Willy Bo Richardson | Number 1
Oil on Canvas | 1999
My Number 1:
When I was in graduate school at Pratt Institute, the New York art elites had agreed that painting was dead. It was an odd time to be studying painting. There was a guilt by association, and I had been implicated in the crime of not being intelligent enough to make installation art. I did not react against the times. I sought to understand what was happening on a global scale while at the same time, not let go of my love for painting.
In 1998 I had seen Robert Irwin’s scrim installation at the Dia Center for the Arts in Chelsea. I gave it a good 10 minutes, before I started to see anything of value, and when my eyes finally rested without object I found myself staring into vast space, with an infinite horizon line. In that moment, I realized I wanted to influence the space of a room with my art.

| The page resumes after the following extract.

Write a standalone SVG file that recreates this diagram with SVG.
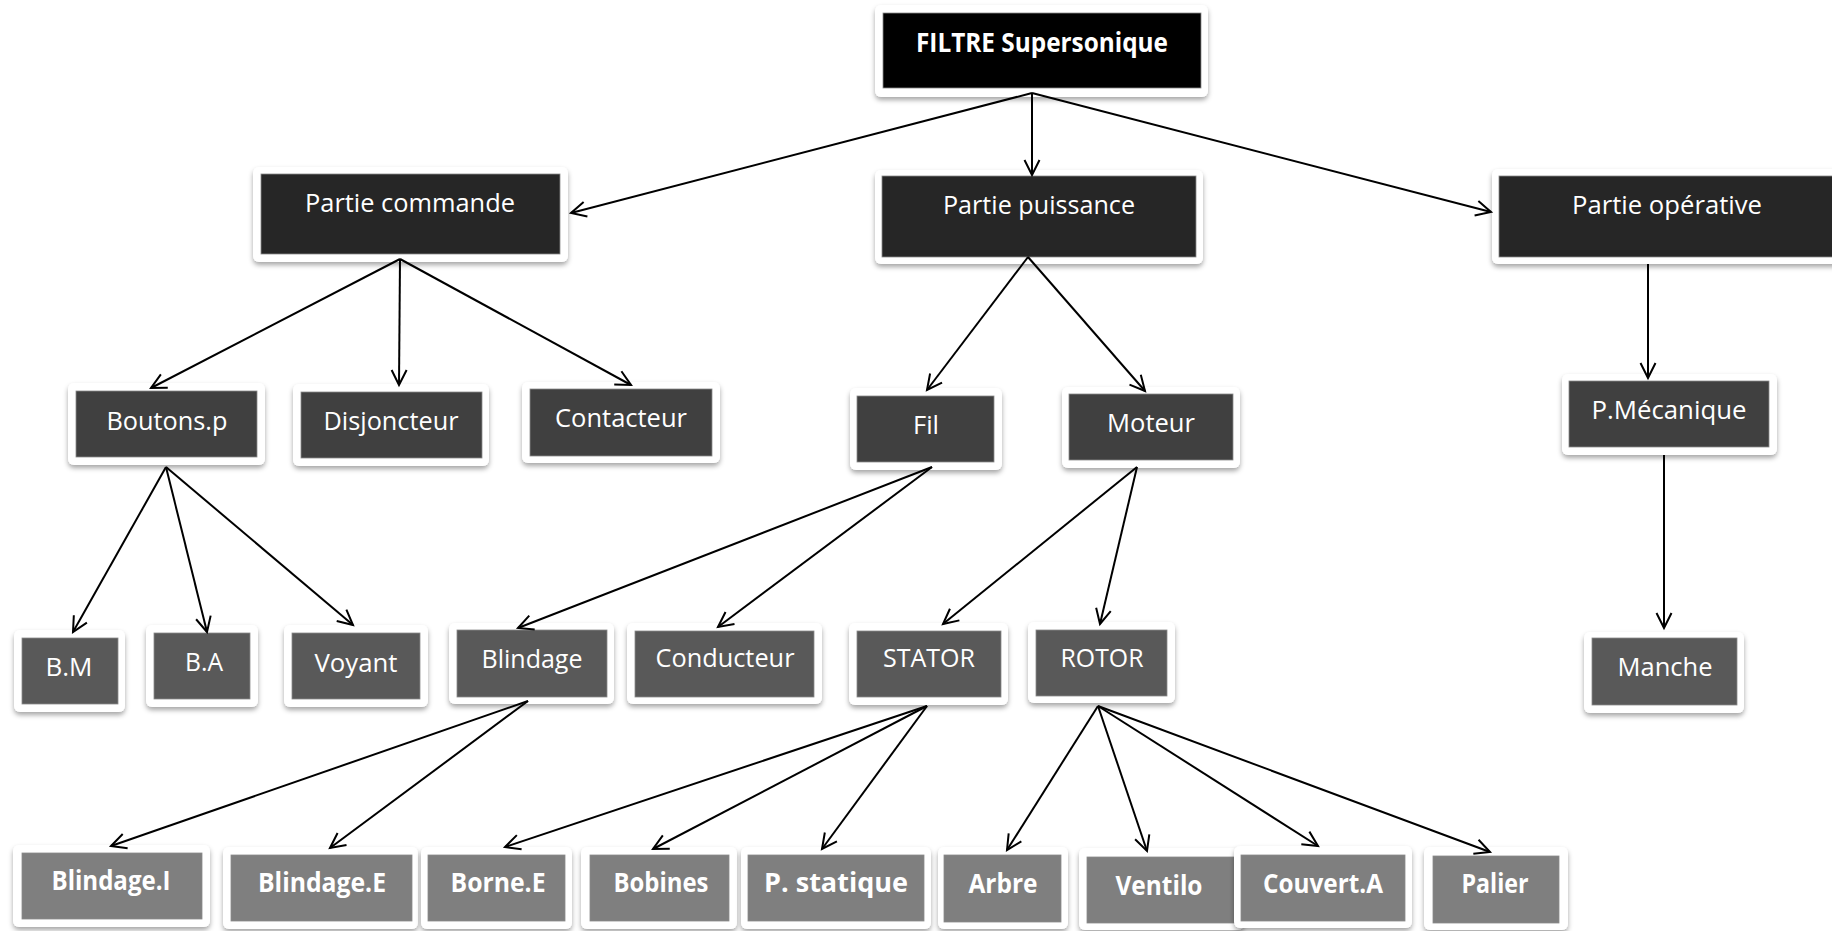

I felt that even if I wanted to build an environment that influenced the viewer phenomenologically, I still wanted to do it with the best tools, and the best tools to capture a moment in time, for me, was with paint.
Creative cycles don’t always match up with the calendar year. This realization came half-way through my thesis. I turned what I was working on to the wall and started over. I needed to rethink what painting meant to me. I began with proportion, and painted vertical lines as a measuring device. In subsequent paintings, I worked towards what a proportion of human scale. In later works, I began adding color. This evolved into my current practice.